__Set exercise__.
Skipping all pictures, set down the lines of the listing from the first through the one with "import numpy as np".

========================

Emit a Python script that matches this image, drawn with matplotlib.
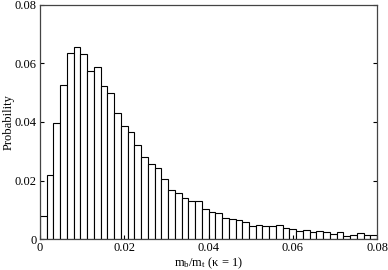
import matplotlib
matplotlib.use("Agg")
import matplotlib.pyplot as plt
import numpy as np

plt.rcParams['font.family'] = ['Liberation Serif', 'DejaVu Serif']
plt.rcParams['mathtext.fontset'] = 'custom'
plt.rcParams['mathtext.rm'] = 'Liberation Serif'
plt.rcParams['mathtext.it'] = 'Liberation Serif:italic'

bin_edges = np.linspace(0, 0.08, 51)
probabilities = [
    0.0080, 0.0218, 0.0395, 0.0525, 0.0636, 0.0655, 0.0631, 0.0574, 0.0586, 0.0522,
    0.0497, 0.0432, 0.0387, 0.0367, 0.0320, 0.0280, 0.0257, 0.0242, 0.0205, 0.0167,
    0.0157, 0.0141, 0.0130, 0.0130, 0.0103, 0.0093, 0.0089, 0.0072, 0.0069, 0.0066,
    0.0058, 0.0045, 0.0048, 0.0045, 0.0045, 0.0048, 0.0038, 0.0034, 0.0028, 0.0031,
    0.0023, 0.0027, 0.0024, 0.0017, 0.0024, 0.0011, 0.0015, 0.0020, 0.0013, 0.0015,
]
tick_values = [0, 0.02, 0.04, 0.06, 0.08]
tick_labels = ["0", "0.02", "0.04", "0.06", "0.08"]

fig = plt.figure(figsize=(3.88, 2.70), dpi=100)
ax = fig.add_axes([0.103, 0.114, 0.869, 0.869])

widths = np.diff(bin_edges)
ax.bar(bin_edges[:-1], probabilities, width=widths, align='edge',
       facecolor='white', edgecolor='black', linewidth=0.8)

ax.set_xlim(0, 0.08)
ax.set_ylim(0, 0.08)
ax.set_xticks(tick_values)
ax.set_xticklabels(tick_labels)
ax.set_yticks(tick_values)
ax.set_yticklabels(tick_labels)
ax.tick_params(direction='in', length=3, width=0.8, labelsize=9, pad=2.2,
               right=True, top=False)
for s in ax.spines.values():
    s.set_linewidth(0.9)
    s.set_color('#444444')

ax.set_xlabel(r'$\mathregular{m_b/m_t}$ (κ = 1)', fontsize=9, labelpad=1)
ax.set_ylabel('Probability', fontsize=9, labelpad=0.5)

fig.savefig('out.png', dpi=100)
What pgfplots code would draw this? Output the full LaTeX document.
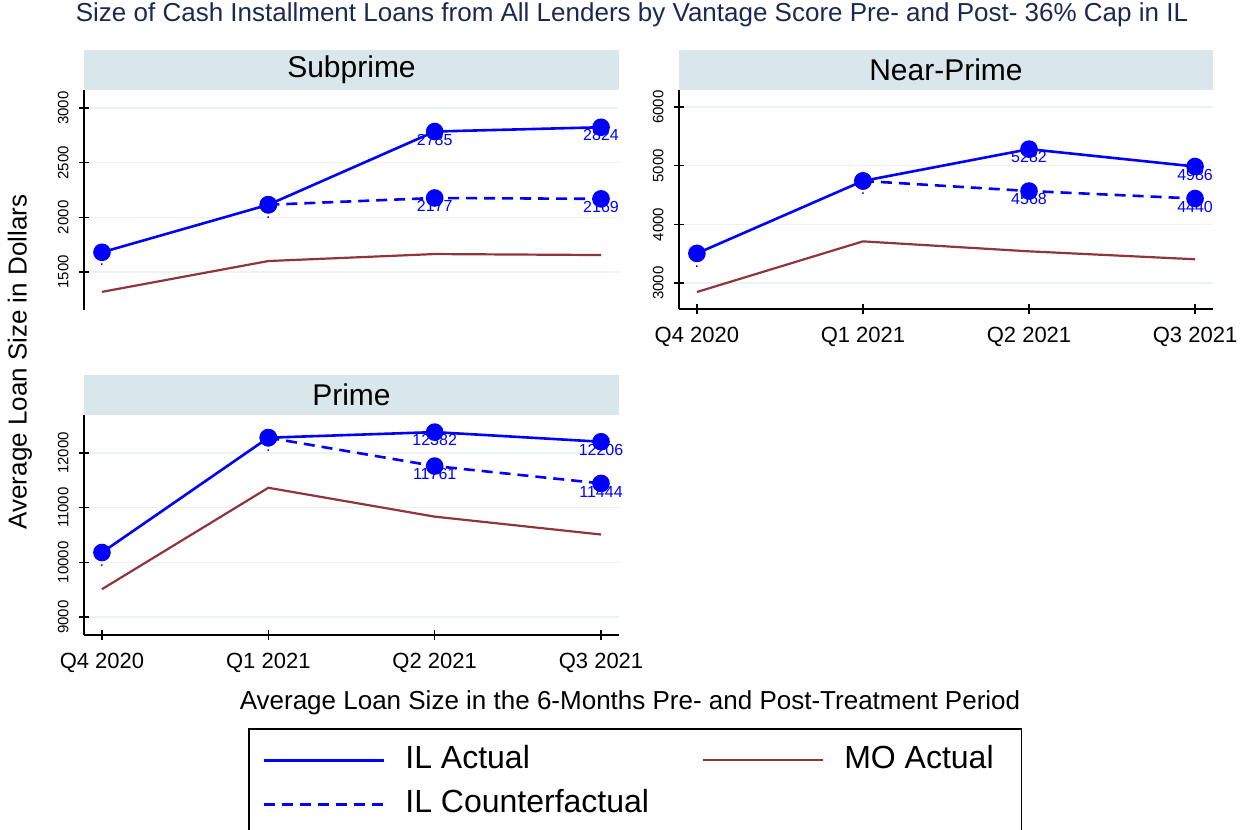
\documentclass[border=0pt]{standalone}
\usepackage{fontspec}
\setmainfont{Liberation Sans}
\usepackage{pgfplots}
\pgfplotsset{compat=1.18}
\definecolor{ilblue}{RGB}{0,0,255}
\definecolor{mored}{RGB}{144,53,59}
\definecolor{stripcol}{RGB}{217,230,236}
\definecolor{gridcol}{RGB}{234,242,243}
\definecolor{titlecol}{RGB}{26,40,84}

\pgfplotsset{
  panel/.style={
    scale only axis, clip=false,
    xmin=-0.108, xmax=3.108,
    xtick={0,1,2,3}, xticklabels={Q4 2020,Q1 2021,Q2 2021,Q3 2021},
    ymajorgrids, grid style={gridcol, line width=0.8pt},
    tick style={black, line width=0.7pt},
    major tick length=5pt, tick align=outside,
    yticklabel style={rotate=90, anchor=south, inner xsep=0pt, inner ysep=5pt, font=\fontsize{7.5}{9}\selectfont},
    xticklabel style={font=\fontsize{11}{13}\selectfont, yshift=-3.2pt},
    /pgf/number format/assume math mode=true,
    /pgf/number format/1000 sep={},
    scaled y ticks=false,
  },
  noarrows/.style={
    axis line style={black, line width=0.7pt, -},
    every outer x axis line/.append style={-},
    every outer y axis line/.append style={-},
    every inner x axis line/.append style={-},
    every inner y axis line/.append style={-},
  },
  actual/.style={ilblue, line width=1.3pt, mark=*, mark size=3.75pt,
    mark options={solid, fill=ilblue, draw=ilblue},
    nodes near coords, point meta=explicit symbolic,
    every node near coord/.style={anchor=north, font=\fontsize{8}{9}\selectfont,
      text=ilblue, inner sep=0.4pt, text height=5.8pt, text depth=0pt}},
  cf/.style={ilblue, line width=1.3pt, dash pattern=on 5.5pt off 3.5pt, mark=*, mark size=3.75pt,
    mark options={solid, fill=ilblue, draw=ilblue},
    nodes near coords, point meta=explicit symbolic,
    every node near coord/.style={anchor=north, font=\fontsize{8}{9}\selectfont,
      text=ilblue, inner sep=0.4pt, text height=5.8pt, text depth=0pt}},
  mo/.style={mored, line width=1.1pt, no marks},
}

\newcommand{\strip}[1]{%
  \fill[stripcol] (rel axis cs:0,1) rectangle ([yshift=20pt]rel axis cs:1,1);
  \node[font=\fontsize{15}{18}\selectfont] at ([yshift=10pt]rel axis cs:0.5,1) {#1};
}

\begin{document}
\begin{tikzpicture}
\useasboundingbox (0,0) rectangle (624pt,-415pt);

% Subprime
\begin{axis}[panel, at={(42pt,-45pt)}, anchor=north west,
  width=267.5pt, height=110pt,
  ymin=1152, ymax=3165, ytick={1500,2000,2500,3000},
  axis x line=none, axis y line=left, noarrows]
  \strip{Subprime}
  \addplot[mo] coordinates {(0,1318) (1,1600) (2,1664) (3,1655)};
  \addplot[cf] coordinates {(1,2115)[] (2,2177)[2177] (3,2169)[2169]};
  \addplot[actual] coordinates {(0,1680)[.] (1,2115)[.] (2,2785)[2785] (3,2824)[2824]};
\end{axis}

% Near-Prime
\begin{axis}[panel, at={(339.5pt,-45pt)}, anchor=north west,
  width=267pt, height=109.5pt,
  ymin=2557, ymax=6290, ytick={3000,4000,5000,6000},
  axis x line=bottom, axis y line=left, noarrows]
  \strip{Near-Prime}
  \addplot[mo] coordinates {(0,2847) (1,3710) (2,3540) (3,3405)};
  \addplot[cf] coordinates {(1,4740)[] (2,4568)[4568] (3,4440)[4440]};
  \addplot[actual] coordinates {(0,3505)[.] (1,4740)[.] (2,5282)[5282] (3,4986)[4986]};
\end{axis}

% Prime
\begin{axis}[panel, at={(42pt,-207.5pt)}, anchor=north west,
  width=267.5pt, height=110pt,
  ymin=8671, ymax=12695, ytick={9000,10000,11000,12000},
  axis x line=bottom, axis y line=left, noarrows,
  legend columns=2,
  legend style={at={(0.3065,-0.4227)}, anchor=north west,
    draw=black, line width=0.8pt, inner xsep=7pt, inner ysep=8pt,
    font=\fontsize{16}{19}\selectfont,
    nodes={inner sep=0pt, text height=12pt, text depth=3.5pt},
    /tikz/column 1/.style={column sep=10pt},
    /tikz/column 2/.style={column sep=26.5pt},
    /tikz/column 3/.style={column sep=10pt},
    /tikz/row sep=6.5pt},
  legend cell align=left,
  legend image code/.code={\draw[#1] (0pt,0pt) -- (60pt,0pt);}]
  \strip{Prime}
  \addlegendimage{ilblue, line width=1.3pt}
  \addlegendentry{IL Actual}
  \addlegendimage{mored, line width=1.1pt}
  \addlegendentry{MO Actual\kern7pt}
  \addlegendimage{ilblue, line width=1.3pt, dash pattern=on 5.5pt off 3.5pt}
  \addlegendentry{IL Counterfactual}
  \addplot[mo, forget plot] coordinates {(0,9509) (1,11364) (2,10836) (3,10509)};
  \addplot[cf, forget plot] coordinates {(1,12280)[] (2,11761)[11761] (3,11444)[11444]};
  \addplot[actual, forget plot] coordinates {(0,10180)[.] (1,12280)[.] (2,12382)[12382] (3,12206)[12206]};
\end{axis}

\node[text=titlecol, font=\fontsize{13}{15}\selectfont] at (316pt,-7.5pt)
  {Size of Cash Installment Loans from All Lenders by Vantage Score Pre- and Post- 36\% Cap in IL};
\node[rotate=90, font=\fontsize{13}{15}\selectfont] at (10pt,-181pt) {Average Loan Size in Dollars};
\node[font=\fontsize{13}{15}\selectfont] at (315pt,-351.5pt)
  {Average Loan Size in the 6-Months Pre- and Post-Treatment Period};
\end{tikzpicture}
\end{document}
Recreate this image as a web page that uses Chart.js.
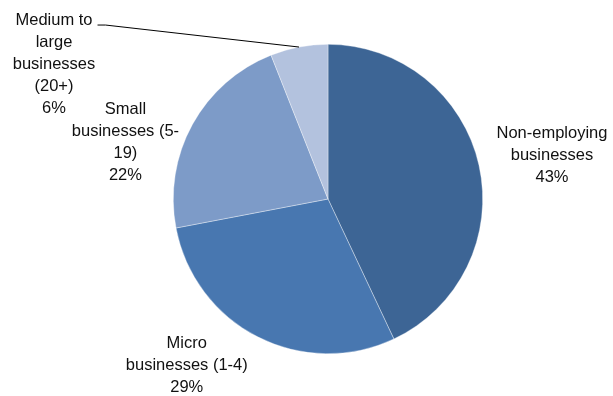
<!DOCTYPE html>
<html>
<head>
<meta charset="utf-8">
<script src="https://cdn.jsdelivr.net/npm/chart.js@4/dist/chart.umd.min.js"></script>
<style>
  html, body { margin: 0; padding: 0; background: #fff; }
  canvas { display: block; }
</style>
</head>
<body>
<canvas id="bizChart" width="613" height="396"></canvas>
<script>
// businesses by employment size
const sizeLabels = [
    ["Non-employing", "businesses"],
    ["Micro", "businesses (1-4)"],
    ["Small", "businesses (5-", "19)"],
    ["Medium to", "large", "businesses", "(20+)"]
];
const sharePct = [43, 29, 22, 6];
const sliceColors = ["#3D6595", "#4877B0", "#7D9BC8", "#B3C2DE"];

// where each label sits, measured from the slice's outer edge at its mid angle
const labelNudge = [[73, -10], [-71, 29], [-67, 18], [-245, 17]];

const sliceLabels = {
    id: "sliceLabels",
    afterDraw(chart) {
        const ctx = chart.ctx;
        const arcs = chart.getDatasetMeta(0).data;
        ctx.save();
        ctx.font = "16.5px 'Liberation Sans', Arial, sans-serif";
        ctx.fillStyle = "#111";
        ctx.textAlign = "center";
        ctx.textBaseline = "middle";
        arcs.forEach(function (arc, i) {
            const mid = (arc.startAngle + arc.endAngle) / 2;
            const ex = arc.x + Math.cos(mid) * arc.outerRadius;
            const ey = arc.y + Math.sin(mid) * arc.outerRadius;
            const lines = sizeLabels[i].concat([sharePct[i] + "%"]);
            const lh = 22;
            const cx = ex + labelNudge[i][0];
            const cy = ey + labelNudge[i][1];
            const top = cy - (lines.length - 1) * lh / 2;
            lines.forEach(function (t, k) {
                ctx.fillText(t, cx, top + k * lh);
            });
            // the thin slice gets a leader line from its first line of text
            if (i === 3) {
                const w = ctx.measureText(lines[0]).width;
                const lx = cx + w / 2 + 5;
                ctx.strokeStyle = "#000";
                ctx.lineWidth = 1;
                ctx.beginPath();
                ctx.moveTo(lx, top + 5);
                ctx.lineTo(lx + 8, top + 5);
                ctx.lineTo(ex, ey);
                ctx.stroke();
            }
        });
        ctx.restore();
    }
};

new Chart("bizChart", {
    type: "pie",
    data: {
        labels: sizeLabels.map(function (l) { return l.join(" "); }),
        datasets: [{
            data: sharePct,
            backgroundColor: sliceColors,
            borderColor: "rgba(255,255,255,0.6)",
            borderWidth: 0.6,
            hoverOffset: 0
        }]
    },
    options: {
        responsive: false,
        animation: false,
        layout: { padding: { left: 173, right: 130, top: 44, bottom: 42 } },
        plugins: {
            legend: { display: false },
            tooltip: { enabled: false }
        }
    },
    plugins: [sliceLabels]
});
</script>
</body>
</html>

========================

__Task response__.
Emit a Python script that matches this image, drawn with matplotlib.
import matplotlib
matplotlib.use("Agg")
import matplotlib.pyplot as plt
import numpy as np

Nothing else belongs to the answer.